#### PROBLEM TO SOLVE:
Print, word for word, the opening line of the data below and every line after it through the line that contains "plt.rcParams['font.family'] = ['Liberation", but not the pictures.

#### DATA EXTRACT:
* * * * * * * * *

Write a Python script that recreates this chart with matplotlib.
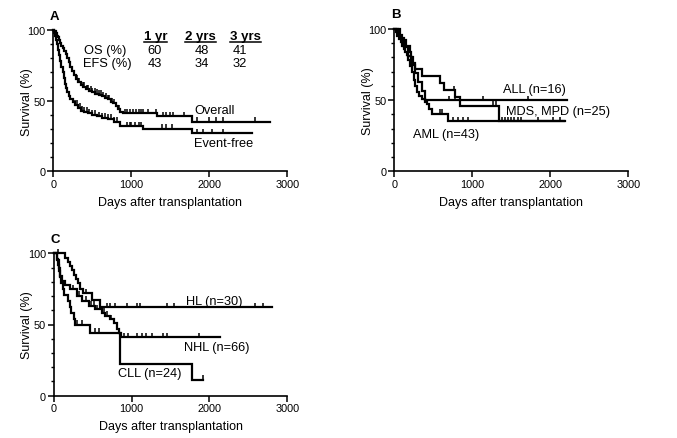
import numpy as np
import matplotlib
matplotlib.use("Agg")
import matplotlib.pyplot as plt
from matplotlib.ticker import MultipleLocator, FixedLocator
from matplotlib.lines import Line2D

plt.rcParams['font.family'] = ['Liberation Sans', 'DejaVu Sans']

# ---------------- Panel A data ----------------
os_t = [0, 15, 30, 45, 60, 75, 90, 105, 120, 140, 160, 180, 200, 220, 240, 260, 290, 320, 350,
        380, 420, 460, 500, 540, 580, 620, 660, 700, 740, 770, 800, 830, 860, 890, 1330, 1780]
os_s = [100, 99, 98, 96, 95, 93, 91, 89, 87, 85, 83, 80, 77, 74, 71, 68, 65, 63, 61,
        60, 58, 57, 56, 55, 54, 53, 52, 51, 49, 48, 46, 44, 42, 41, 39, 35]
os_end = 2780
os_cens = [300, 330, 350, 380, 400, 430, 450, 480, 500, 530, 560, 590, 610, 640, 670, 700, 720,
           750, 780, 810, 840, 920, 950, 980, 1020, 1060, 1100, 1120, 1150, 1220, 1320, 1410,
           1450, 1500, 1540, 1670, 1840, 1990, 2090, 2180, 2590]

efs_t = [0, 10, 20, 30, 45, 60, 75, 90, 105, 120, 135, 150, 165, 180, 200, 220, 250, 280, 320,
         360, 400, 450, 500, 560, 620, 700, 780, 850, 1150, 1780]
efs_s = [100, 98, 96, 93, 90, 86, 82, 78, 74, 70, 66, 62, 59, 56, 53, 51, 49, 47, 45,
         43, 42, 41, 40, 39, 38, 37, 35, 32, 30, 27]
efs_end = 2545
efs_cens = [280, 310, 340, 370, 400, 430, 460, 500, 540, 580, 620, 660, 700, 740, 780, 820,
            940, 980, 1000, 1050, 1100, 1130, 1390, 1450, 1520, 1840, 1920, 2030, 2180]

table_cols = ['1 yr', '2 yrs', '3 yrs']
table_rows = ['OS (%)', 'EFS (%)']
table_os = [60, 48, 41]
table_efs = [43, 34, 32]

# ---------------- Panel B data ----------------
all_t = [0, 70, 130, 180, 220, 260, 300, 350, 395]
all_s = [100, 93.75, 87.5, 81.25, 75, 68.75, 62.5, 56.25, 50]
all_end = 2210
all_cens = [700, 780, 1140, 1720]

mds_t = [0, 50, 100, 150, 200, 215, 240, 270, 355, 590, 633, 783, 847, 1346]
mds_s = [100, 96, 92, 88, 84, 80, 76, 72, 67, 62, 57, 52, 46, 35]
mds_end = 2190
mds_cens = [360, 760, 1270, 1310, 1380, 1420, 1460, 1500, 1540, 1580, 1620, 1840, 2120]

aml_t = [0, 20, 40, 60, 80, 100, 120, 140, 160, 180, 205, 225, 248, 270, 291, 320, 355, 390,
         419, 440, 483, 690]
aml_s = [100, 97.7, 95.3, 93, 90.7, 88.4, 86, 83.7, 81.4, 78, 74, 70, 64, 60, 56, 53, 51, 49,
         47, 44, 40.5, 35]
aml_end = 2170
aml_cens = [590, 612, 756, 821, 885, 950, 2040]

# ---------------- Panel C data ----------------
hl_t = [0, 150, 190, 215, 235, 260, 280, 310, 340, 370, 490, 595]
hl_s = [100, 97, 94, 91, 88, 85, 82, 79, 75, 72, 67, 62]
hl_end = 2800
hl_cens = [60, 410, 690, 720, 790, 940, 1070, 1110, 1450, 1540, 2590, 2690]

nhl_t = [0, 40, 64, 85, 107, 149, 213, 299, 363, 448, 534, 619, 662, 726, 769, 812, 833, 870]
nhl_s = [100, 95, 90, 84, 80.5, 78, 74.7, 70, 66.5, 63, 60.7, 58.3, 56, 53.6, 51.3, 46.6, 44.2, 41]
nhl_end = 2130
nhl_cens = [250, 330, 420, 480, 520, 560, 640, 690, 740, 780, 900, 960, 1070, 1130, 1190,
            1260, 1410, 1450, 1860]

cll_t = [0, 40, 55, 65, 85, 100, 115, 128, 180, 205, 225, 255, 277, 470, 850, 1770]
cll_s = [100, 95.8, 91.7, 87.5, 83.3, 79.2, 75, 70.8, 66.7, 62.5, 58.3, 54.2, 50, 44, 22, 11]
cll_end = 1920
cll_cens = [295, 359, 530, 580, 1920]

x_ticks = [0, 1000, 2000, 3000]
y_ticks = [0, 50, 100]

W, H = 677, 439
fig = plt.figure(figsize=(W / 100, H / 100), dpi=100)

FS_ANN = 9.2
FS_TAB = 9.3


def make_ax(px_left, px_right, py_top, py_bottom, letter):
    ax = fig.add_axes([px_left / W, 1 - py_bottom / H, (px_right - px_left) / W,
                       (py_bottom - py_top) / H])
    ax.set_xlim(0, 3000)
    ax.set_ylim(0, 100)
    for s in ['top', 'right']:
        ax.spines[s].set_visible(False)
    for s in ['left', 'bottom']:
        ax.spines[s].set_linewidth(1.2)
    ax.xaxis.set_major_locator(FixedLocator(x_ticks))
    ax.yaxis.set_major_locator(FixedLocator(y_ticks))
    ax.yaxis.set_minor_locator(MultipleLocator(10))
    ax.tick_params(which='major', direction='out', length=4, width=1.1, labelsize=7.8, pad=1.5)
    ax.tick_params(which='minor', direction='out', length=2.5, width=1.0)
    ax.set_xlabel('Days after transplantation', fontsize=9, labelpad=5)
    ax.set_ylabel('Survival (%)', fontsize=9, labelpad=-4)
    ax.text(-0.015, 1.06, letter, transform=ax.transAxes, fontsize=9.5, fontweight='bold',
            ha='left', va='bottom')
    return ax


def km(ax, t, s, end, cens, lw=1.6):
    tt = list(t) + [end]
    ss = list(s) + [s[-1]]
    ax.step(tt, ss, where='post', color='black', lw=lw, clip_on=False, solid_joinstyle='miter')
    c = np.asarray(cens, dtype=float)
    idx = np.searchsorted(np.asarray(t), c, side='right') - 1
    yv = np.asarray(s, dtype=float)[idx]
    ax.vlines(c, yv, yv + 3.2, color='black', lw=1.1, clip_on=False)


# Panel A
axA = make_ax(53.3, 287.3, 31, 172.3, 'A')
km(axA, os_t, os_s, os_end, os_cens)
km(axA, efs_t, efs_s, efs_end, efs_cens)
axA.text(1808, 43.4, 'Overall', fontsize=FS_ANN, va='center', ha='left')
axA.text(1808, 20, 'Event-free', fontsize=FS_ANN, va='center', ha='left')
col_x = [1313, 1891, 2468]
headers = []
for x, lab in zip(col_x, table_cols):
    headers.append(axA.text(x, 96, lab, fontsize=9.5, fontweight='bold', ha='center',
                            va='center'))
axA.text(400, 85.8, table_rows[0], fontsize=FS_TAB, ha='left', va='center')
axA.text(380, 76.4, table_rows[1], fontsize=FS_TAB, ha='left', va='center')
val_x = [1304, 1902, 2393]
for x, v in zip(val_x, table_os):
    axA.text(x, 85.8, str(v), fontsize=FS_TAB, ha='center', va='center')
for x, v in zip(val_x, table_efs):
    axA.text(x, 76.4, str(v), fontsize=FS_TAB, ha='center', va='center')

# Panel B
axB = make_ax(394.3, 628.3, 30, 172.3, 'B')
km(axB, all_t, all_s, all_end, all_cens)
km(axB, mds_t, mds_s, mds_end, mds_cens)
km(axB, aml_t, aml_s, aml_end, aml_cens)
axB.text(1390, 57.8, 'ALL (n=16)', fontsize=FS_ANN, va='center', ha='left')
axB.text(1428, 42.2, 'MDS, MPD (n=25)', fontsize=FS_ANN, va='center', ha='left')
axB.text(236, 26.2, 'AML (n=43)', fontsize=FS_ANN, va='center', ha='left')

# Panel C
axC = make_ax(53.7, 287.3, 254.3, 396.7, 'C')
km(axC, hl_t, hl_s, hl_end, hl_cens)
km(axC, nhl_t, nhl_s, nhl_end, nhl_cens)
km(axC, cll_t, cll_s, cll_end, cll_cens)
axC.text(1705, 66.7, 'HL (n=30)', fontsize=FS_ANN, va='center', ha='left')
axC.text(1675, 34, 'NHL (n=66)', fontsize=FS_ANN, va='center', ha='left')
axC.text(828, 15.7, 'CLL (n=24)', fontsize=FS_ANN, va='center', ha='left')

# underline table headers
fig.canvas.draw()
r = fig.canvas.get_renderer()
for t in headers:
    bb = t.get_window_extent(renderer=r)
    x0, x1 = bb.x0 / (W), bb.x1 / (W)
    y = (bb.y0 - 0.5) / H
    fig.add_artist(Line2D([x0, x1], [y, y], color='black', lw=1.1))

fig.savefig('out.png', dpi=100)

* * * * * * * * *

#### SOLUTION:
Write a Python script that recreates this chart with matplotlib.
import numpy as np
import matplotlib
matplotlib.use("Agg")
import matplotlib.pyplot as plt
from matplotlib.ticker import MultipleLocator, FixedLocator
from matplotlib.lines import Line2D

plt.rcParams['font.family'] = ['Liberation Sans', 'DejaVu Sans']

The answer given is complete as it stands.